To SWAT or not to SWAT

To SWAT or not to SWAT

With the ongoing civil chaos in Ferguson, Missouri, we once again are seeing ominous images of over militarized police posted all over social media. The frightening images look like this:

militarized_police-600x250

They also look like this:

swat-tv-shows-turned-into-movies-black-enterprise

Whoops. That’s not a current photo of a SWAT team. That’s not even a real SWAT team. It’s taken from the very popular TV program from the mid-1970’s, S.W.A.T. The show was popular enough that a movie and spin-off toys were derived from it.

How did we go from police as beloved protectors of the community to a force so feared that Rand Paul and even the staid Heritage Foundation issue warnings about over militarization?

One of my favorite writers, the brilliant Daniel Greenfield, writing in FrontPage Magazine, puts some perspective on how the police became militarized.

Go back to the bad old days of the 1960’s, beginning with the Los Angeles Watts riots in 1965, where police were outmatched by street fighters. The aforementioned Heritage Foundation article notes:

 The introduction of military hardware and tactics was prompted by events that exposed serious weaknesses with traditional police tactics in certain settings. These events included the 1965 Watts riot, ex-Marine Charles Whitman’s indiscriminate sniping of innocent people in Texas in 1966, and the LAPD’s confrontation with a group of heavily armed Black Panthers in 1969. The confrontation with the Black Panthers gave rise to so much mayhem that Chief Gates, with extreme reluctance, took the unprecedented step of calling the Secretary of Defense for permission to use a grenade launcher. In each instance, the police not only confronted mass violence, but were themselves specifically targeted.

I am of the Baby Boom generation, and I recall those incidents, along with others. Growing up in northwest Indiana near Chicago, I watched scenes like this as they unfolded live on television:

1968 chicago police

This is from the Chicago riots that erupted during the 1968 Democratic National Convention.  Being a very young, traditional teenager, images like this — along with awareness of other race and campus riots of the time — were frightening. I saw my country coming apart, and to me the police and the military were between me and complete anarchy.

So when I see people of an extreme libertarian bent post inflammatory images and articles to deride police and express their distaste for them, I wince. I’m guessing many of them are considerably younger than me with little knowledge of the time, but I remember those days of Watts, Detroit, and Chicago. I also know that police have done some really stupid things recently, as they did in rural Texas and in Wisconsin to a helpless baby deer.  And I know that firepower has the ability to corrupt like little else does, maybe even more than political power. But a little history and perspective is in order.

Greenfield concludes thus, and I agree with him:

It’s reasonable to suggest that the police are overmilitarized.
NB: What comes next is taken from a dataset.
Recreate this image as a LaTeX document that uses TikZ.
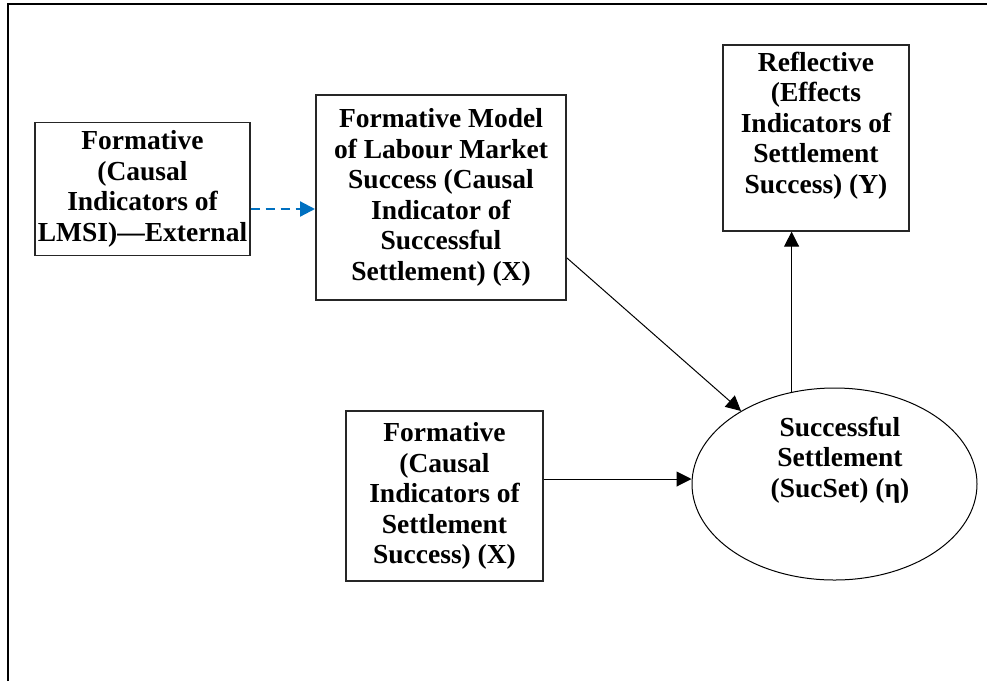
\documentclass[tikz,border=0pt]{standalone}
\usepackage{fontspec}
\setmainfont{Liberation Serif}
\usetikzlibrary{arrows.meta,shapes.geometric,calc}
\definecolor{arrowblue}{RGB}{0,112,192}
\tikzset{
  lbl/.style={font=\bfseries\fontsize{27.5}{30.5}\selectfont, align=center},
  boxnode/.style={draw=black!85, line width=1.3pt, inner sep=0pt, lbl},
  conn/.style={line width=1pt, -{Triangle[length=15pt,width=15pt]}},
  dconn/.style={line width=2.2pt, arrowblue, dash pattern=on 9pt off 6pt, -{Triangle[length=15pt,width=15pt]}},
}
\begin{document}
\begin{tikzpicture}[x=1pt,y=-1pt]
\useasboundingbox (0,0) rectangle (987,681);
\draw[line width=2pt] (8,681) -- (8,3.5) -- (987,3.5);

\node[boxnode, minimum width=215, minimum height=133] (A) at (142.5,189)
  {Formative\\(Causal\\Indicators of\\LMSI)—External};
\node[boxnode, line width=2pt, minimum width=250, minimum height=205] (B) at (441,197.5)
  {Formative Model\\of Labour Market\\Success (Causal\\Indicator of\\Successful\\Settlement) (X)};
\node[boxnode, minimum width=186, minimum height=186] (C) at (816,138)
  {\parbox[c][186pt][t]{186pt}{\centering\vspace*{7pt}Reflective\\(Effects\\Indicators of\\Settlement\\Success) (Y)}};
\node[boxnode, minimum width=197, minimum height=170] (D) at (444.5,496)
  {Formative\\(Causal\\Indicators of\\Settlement\\Success) (X)};
\node[draw, ellipse, line width=1pt, minimum width=285, minimum height=192, inner sep=0pt] (E) at (834.5,484) {};
\node[lbl] (Et) at (840,460) {Successful\\Settlement\\(SucSet) (η)};

\coordinate (a1) at ($(A.east)+(0,20)$);
\draw[dconn] (a1) -- (a1 -| B.west);
\coordinate (b1) at ($(B.south east)+(0,-43)$);
\draw[conn] (b1) -- (E.142);
\coordinate (d1) at ($(D.east)+(0,-17)$);
\draw[conn] (d1) -- (d1 -| E.west);
\draw[conn] (E.115) -- (E.115 |- C.south);
\end{tikzpicture}
\end{document}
Law enforcement tends to abuse the tools that are handed to it. But we have too many conversations that act as if the militarization is just some insane thing that the police began doing on their own for no reason whatsoever.

This was very much a cycle of escalation. And police forces were confronting terrorism and urban guerrilla warfare. They still are.

Written by

Kim is a pint-sized patriot who packs some big contradictions. She is a Baby Boomer who never became a hippie, an active Republican who first registered as a Democrat (okay, it was to help a sorority sister's father in his run for sheriff), and a devout Lutheran who practices yoga. Growing up in small-town Indiana, now living in the Kansas City metro, Kim is a conservative Midwestern gal whose heart is also in the Seattle area, where her eldest daughter, son-in-law, and grandson live. Kim is a working speech pathologist who left school system employment behind to subcontract to an agency, and has never looked back. She describes her conservatism as falling in the mold of Russell Kirk's Ten Conservative Principles. Don't know what they are? Google them!

4 Comments
  • Bruce Briant says:

    I hate to be picky, but…

    The second photo, showing Samuel L. Jackson, is from the _movie_ SWAT, not the television series S.W.A.T., starring Steve Forrest.

    • Kim Quade says:

      Oh, well. Google isn’t always accurate.
      I remember when the TV program was popular, but I never watched it.

  • Neo says:

    Tes, i grew in the same place and time frame as you did, and your memories match mine exactly. I also remember entire parking lots filled with State Police cars. if I recall the riots took Gary pretty much apart, and it was never really fixed, the same could be said of Watts.

    They were scary times to grow up in suddenly, and while I’m cautious of all the stuff the police have now, I wish they had had some of it then.

    • Kim Quade says:

      Thanks for your comment.
      My husband, a few years older than I, shares the same perspective. Looking at the photos linked from the Detroit riot, you can see Army tanks on the streets. If I recall, people were killed then.
      BTW, I was born in Gary but grew up in Crown Point.